- _Objective_
Note each line where "this" appears, and copy it.

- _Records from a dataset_
begin

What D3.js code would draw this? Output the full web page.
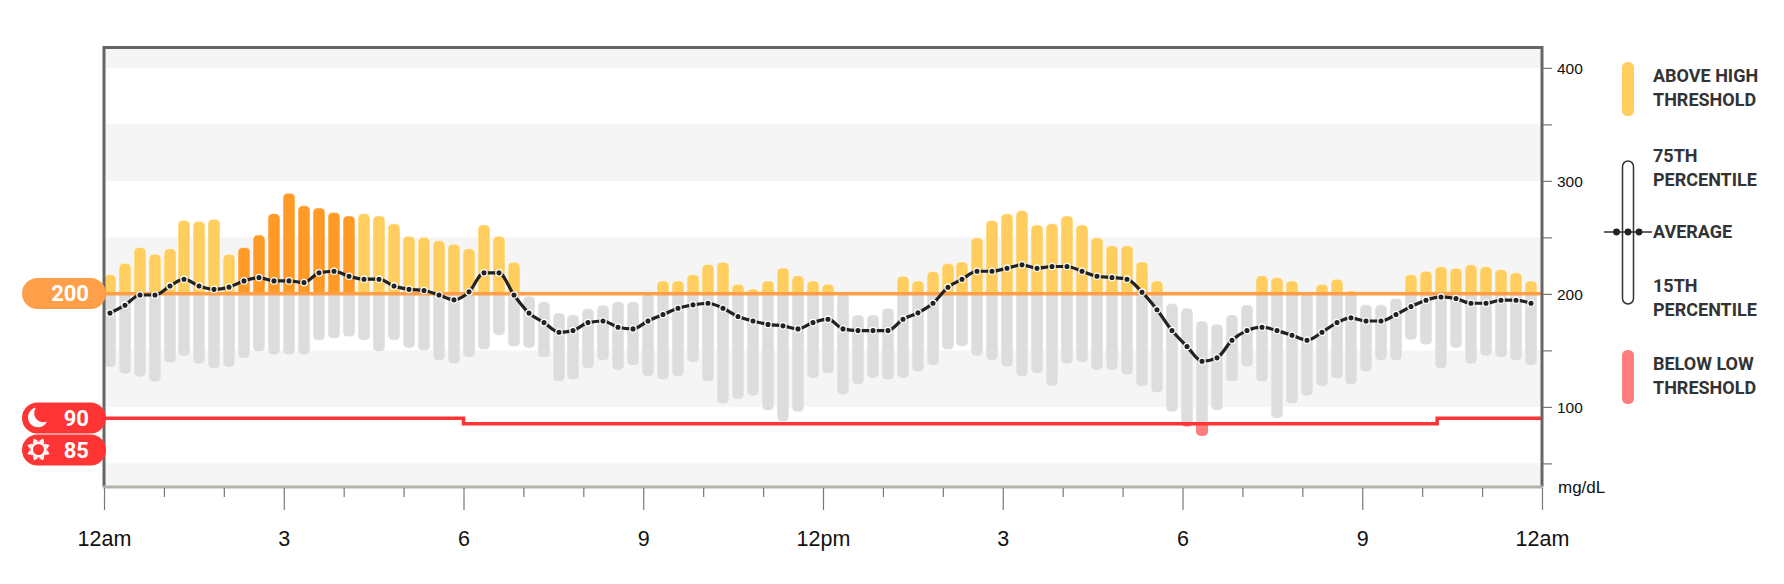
<!DOCTYPE html>
<html>
<head>
<meta charset="utf-8">
<style>
  html, body { margin: 0; padding: 0; background: #fff; }
  svg { display: block; }
  .axis path, .axis line { stroke: #777; }
  .axis text { fill: #111; font-family: "Liberation Sans", sans-serif; }
  .legend text { fill: #333; font: 700 18px Roboto, sans-serif; }
  .pill text { fill: #fff; font: 700 22px Roboto, sans-serif; text-anchor: end; }
</style>
<script src="https://cdn.jsdelivr.net/npm/d3@7"></script>
</head>
<body>
<div id="chart"></div>
<script>
// one bar per 15 minutes
var p75 = [217, 227, 241, 235, 240, 265, 264, 266, 235, 241, 252, 271, 289, 278, 276, 272,
  269, 271, 269, 262, 251, 250, 247, 244, 240, 261, 251, 228, 198, 193, 183, 181.5,
  187, 190, 193, 193, 200.5, 211.5, 211.5, 217, 226, 228, 208.6, 204.4, 211.5, 223, 216, 211.5,
  208.6, 200, 181.4, 181.4, 187.3, 215.6, 211.5, 219.8, 226.8, 228.3, 249.6, 265, 270.8, 273.7,
  261, 262, 269, 261, 249.6, 242.5, 242.5, 228.3, 211.5, 191.4, 187.3, 176, 173.2, 181.4,
  190.3, 216, 214.4, 211.5, 201, 208.6, 213, 202.7, 190.3, 190.3, 196, 217, 220, 224,
  222.7, 225.7, 224, 221.5, 218.6, 211.5]
var p15 = [135, 129, 126.5, 122, 139, 145, 138, 134, 135, 143, 149, 146, 146, 146, 159, 160.5,
  162, 159, 149, 159, 152, 149.6, 141, 138, 143.7, 150.7, 163.4, 153.4, 152, 143.7, 122.4, 124,
  134, 141, 132.5, 136.6, 126.8, 124, 126.8, 139.5, 122.4, 102.7, 106.8, 109.7, 97, 87, 95.6, 125.4,
  129.5, 111, 119.8, 125.4, 124, 125.4, 131, 136.6, 150.7, 153.7, 145, 141, 135.4, 126.8,
  129.5, 118.3, 138, 139.5, 132.5, 132.5, 128.3, 118.3, 112.7, 95.6, 82.6, 74.3, 97, 122.4,
  135.4, 122.4, 90, 102.7, 109.7, 118.3, 125, 119.8, 131, 141, 141, 159.3, 155, 134,
  152, 138, 145, 143.7, 141, 136.6]
var average = [183, 190, 199, 199, 207, 213, 207, 204, 206, 211.5, 214.4, 211.5, 211.5, 210, 218.6, 220,
  215.6, 213, 213, 207, 204, 203, 199, 194.7, 201.8, 218.6, 218.6, 199, 183, 174.6, 166, 167.5,
  174.6, 176, 170.5, 169, 176, 181.7, 187.3, 190.3, 191.7, 187.3, 180, 176, 173, 171.7, 169, 174.6,
  177.6, 169, 167.5, 167.5, 167.5, 177.6, 183.2, 191.7, 205.9, 213, 220, 220, 222.7, 225.7,
  222.7, 224.2, 224.2, 220, 215.6, 214.4, 213, 201.5, 186, 167.5, 153.4, 140.4, 143.4, 159,
  167.5, 170.5, 167.5, 163.4, 159, 166, 174.6, 178.8, 176, 176, 181.7, 188.8, 194.4, 197.3,
  195.8, 191.7, 191.7, 194.4, 194.4, 191.7]
// bars that are drawn in the darker orange
var darkBars = [9, 10, 11, 12, 13, 14, 15, 16]

var highThreshold = 200
// low threshold by hour of day: [from, to, value]
var lowSteps = [[0, 6, 90], [6, 22.25, 85], [22.25, 24, 90]]
var bands = [[30, 50], [100, 150], [200, 250], [300, 350], [400, 418]]

var yTicks = [50, 100, 150, 200, 250, 300, 350, 400]
var yLabels = [100, 200, 300, 400]
var xTicks = d3.range(0, 25)
var xLabels = ['12am', '3', '6', '9', '12pm', '3', '6', '9', '12am']

var legendLines = [
  ['ABOVE HIGH', 82], ['THRESHOLD', 106],
  ['75TH', 162], ['PERCENTILE', 186],
  ['AVERAGE', 238],
  ['15TH', 292], ['PERCENTILE', 316],
  ['BELOW LOW', 370], ['THRESHOLD', 394]
]

var colors = { yellow: '#ffce5e', dark: '#ff9a27', grey: '#dddddd', band: '#f5f5f5', low: '#ff7d7d', red: '#ff3434', orange: '#ff9f4a', line: '#222222' }

var width = 1784
var height = 584
var left = 104
var right = 1542
var top_ = 47.5
var bottom = 487
var barW = 12

var svg = d3.select('#chart').append('svg').attr('width', width).attr('height', height)
var defs = svg.append('defs')

var x = d3.scaleLinear().domain([0, 24]).range([left, right])
var y = d3.scaleLinear().domain([30, 418]).range([486, top_])

defs.append('clipPath').attr('id', 'above').append('rect')
  .attr('x', left).attr('y', 0).attr('width', right - left).attr('height', y(highThreshold))
defs.append('clipPath').attr('id', 'mid').append('rect')
  .attr('x', left).attr('y', y(highThreshold)).attr('width', right - left).attr('height', height)

// 背景色带
svg.selectAll('rect.band').data(bands).enter().append('rect')
  .attr('class', 'band')
  .attr('x', left).attr('width', right - left)
  .attr('y', function (d) { return y(d[1]) })
  .attr('height', function (d) { return y(d[0]) - y(d[1]) })
  .attr('fill', colors.band)

// bar centres sit 6 minutes into each 15 minute slot
function barX (i) { return Math.round(x(0.095 + i * 0.2497)) }

var barIdx = d3.range(p75.length)
function drawBars (g, fill) {
  g.selectAll('rect').data(barIdx).enter().append('rect')
    .attr('x', function (i) { return barX(i) - barW / 2 })
    .attr('width', barW)
    .attr('y', function (i) { return y(p75[i]) })
    .attr('height', function (i) { return y(p15[i]) - y(p75[i]) })
    .attr('rx', 4.5)
    .attr('fill', fill)
    .attr('stroke', '#fff')
    .attr('stroke-opacity', 0.5)
}
svg.append('g').attr('clip-path', 'url(#mid)').call(drawBars, colors.grey)
svg.append('g').attr('clip-path', 'url(#above)').call(drawBars, function (i) {
  return darkBars.indexOf(i) >= 0 ? colors.dark : colors.yellow
})

// 低于阈值的部分
function lowAt (i) {
  var h = 0.095 + i * 0.2497
  return lowSteps.find(function (s) { return h >= s[0] && h < s[1] })[2]
}
barIdx.filter(function (i) { return p15[i] < lowAt(i) }).forEach(function (i) {
  var id = 'low' + i
  defs.append('clipPath').attr('id', id).append('rect')
    .attr('x', barX(i) - 8).attr('width', 16)
    .attr('y', y(lowAt(i))).attr('height', 60)
  svg.append('rect')
    .attr('clip-path', 'url(#' + id + ')')
    .attr('x', barX(i) - barW / 2).attr('width', barW)
    .attr('y', y(p75[i])).attr('height', y(p15[i]) - y(p75[i]))
    .attr('rx', 4.5)
    .attr('fill', colors.low)
})

// thresholds
svg.append('line')
  .attr('x1', left).attr('x2', right)
  .attr('y1', y(highThreshold)).attr('y2', y(highThreshold))
  .attr('stroke', colors.orange).attr('stroke-width', 3.5)

var lowLine = d3.line().x(function (d) { return x(d[0]) }).y(function (d) { return y(d[1]) })
var lowPoints = []
lowSteps.forEach(function (s) { lowPoints.push([s[0], s[2]], [s[1], s[2]]) })
svg.append('path').attr('d', lowLine(lowPoints))
  .attr('fill', 'none').attr('stroke', colors.red).attr('stroke-width', 3.5)

// average line
var avgLine = d3.line()
  .x(function (d, i) { return barX(i) })
  .y(function (d) { return y(d) })
  .curve(d3.curveMonotoneX)
svg.append('path').attr('d', avgLine(average))
  .attr('fill', 'none').attr('stroke', colors.line).attr('stroke-width', 3.2)
svg.selectAll('circle.avg').data(average).enter().append('circle')
  .attr('class', 'avg')
  .attr('cx', function (d, i) { return barX(i) })
  .attr('cy', function (d) { return y(d) })
  .attr('r', 3.2)
  .attr('fill', colors.line)
  .attr('stroke', '#fff')
  .attr('stroke-width', 1.3)

// frame
svg.append('path')
  .attr('d', 'M' + left + ',' + bottom + 'V' + top_ + 'H' + right + 'V' + bottom)
  .attr('fill', 'none').attr('stroke', '#666').attr('stroke-width', 3)
svg.append('line')
  .attr('x1', left - 1).attr('x2', right + 1).attr('y1', bottom).attr('y2', bottom)
  .attr('stroke', '#b3b3ad').attr('stroke-width', 3)

// axes
var yAxis = svg.append('g').attr('class', 'axis')
  .attr('transform', 'translate(' + (right + 1) + ',0)')
  .call(d3.axisRight(y).tickValues(yTicks).tickSize(9).tickPadding(5)
    .tickFormat(function (d) { return yLabels.indexOf(d) >= 0 ? d : '' }))
yAxis.select('.domain').remove()
yAxis.selectAll('text').attr('font-size', 15.5).attr('dy', '0.36em')
yAxis.selectAll('line').attr('stroke-width', 1.2)

var xAxis = svg.append('g').attr('class', 'axis')
  .attr('transform', 'translate(0,' + (bottom + 1) + ')')
  .call(d3.axisBottom(x).tickValues(xTicks).tickSize(8)
    .tickFormat(function (d) { return d % 3 === 0 ? xLabels[d / 3] : '' }))
xAxis.select('.domain').remove()
xAxis.selectAll('line')
  .attr('y2', function (d) { return d % 3 === 0 ? 22 : 9 })
  .attr('stroke-width', 1.2)
xAxis.selectAll('text').attr('font-size', 21.5).attr('y', 43).attr('dy', '0.71em')

svg.append('text').attr('x', 1558).attr('y', 493)
  .attr('font-family', '"Liberation Sans", sans-serif').attr('font-size', 17).attr('fill', '#111')
  .text('mg/dL')

// threshold pills
function pill (py, fill, label) {
  var g = svg.append('g').attr('class', 'pill')
  g.append('rect').attr('x', 22).attr('y', py).attr('width', 84).attr('height', 31).attr('rx', 15.5).attr('fill', fill)
  g.append('text').attr('x', 89).attr('y', py + 23).text(label)
  return g
}
pill(278, colors.orange, highThreshold)
var moon = pill(402.5, colors.red, lowSteps[0][2])
var sun = pill(434.5, colors.red, lowSteps[1][2])

moon.append('path')
  .attr('d', 'M36,407.5 A10,10 0 1 0 47,421.5 A9.2,9.2 0 0 1 36,407.5 Z')
  .attr('fill', '#fff')
sun.append('circle').attr('cx', 38.5).attr('cy', 449.5).attr('r', 6.8)
  .attr('fill', 'none').attr('stroke', '#fff').attr('stroke-width', 2.6)
sun.selectAll('path').data(d3.range(8)).enter().append('path')
  .attr('d', 'M-3,-8 L0,-12 L3,-8 Z')
  .attr('fill', '#fff')
  .attr('transform', function (d) { return 'translate(38.5,449.5) rotate(' + (d * 45 + 22.5) + ')' })

// legend
var legend = svg.append('g').attr('class', 'legend')
legend.append('rect').attr('x', 1622).attr('y', 62).attr('width', 12).attr('height', 54).attr('rx', 5.5).attr('fill', colors.yellow)
legend.append('rect').attr('x', 1622.5).attr('y', 161).attr('width', 11).attr('height', 143).attr('rx', 5.5)
  .attr('fill', '#fff').attr('stroke', '#333').attr('stroke-width', 1.5)
legend.append('line').attr('x1', 1604).attr('x2', 1652).attr('y1', 232).attr('y2', 232).attr('stroke', '#333').attr('stroke-width', 1.5)
legend.selectAll('circle').data([1616.5, 1628, 1639]).enter().append('circle')
  .attr('cx', function (d) { return d }).attr('cy', 232).attr('r', 3.4).attr('fill', '#222')
legend.append('rect').attr('x', 1622).attr('y', 350).attr('width', 12).attr('height', 54).attr('rx', 5.5).attr('fill', colors.low)
legend.selectAll('text').data(legendLines).enter().append('text')
  .attr('x', 1653)
  .attr('y', function (d) { return d[1] })
  .text(function (d) { return d[0] })
</script>
</body>
</html>
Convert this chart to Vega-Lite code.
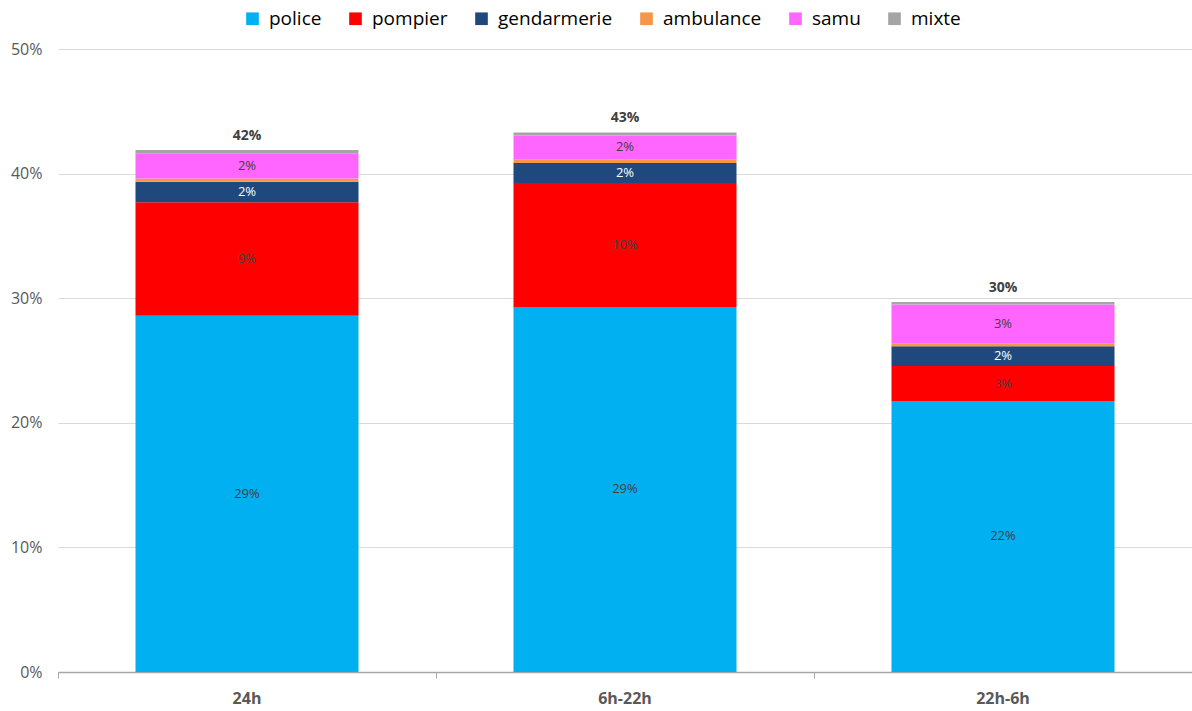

end

- _Result of the task_
What D3.js code would draw this? Output the full web page.
Convert this chart to Vega-Lite code.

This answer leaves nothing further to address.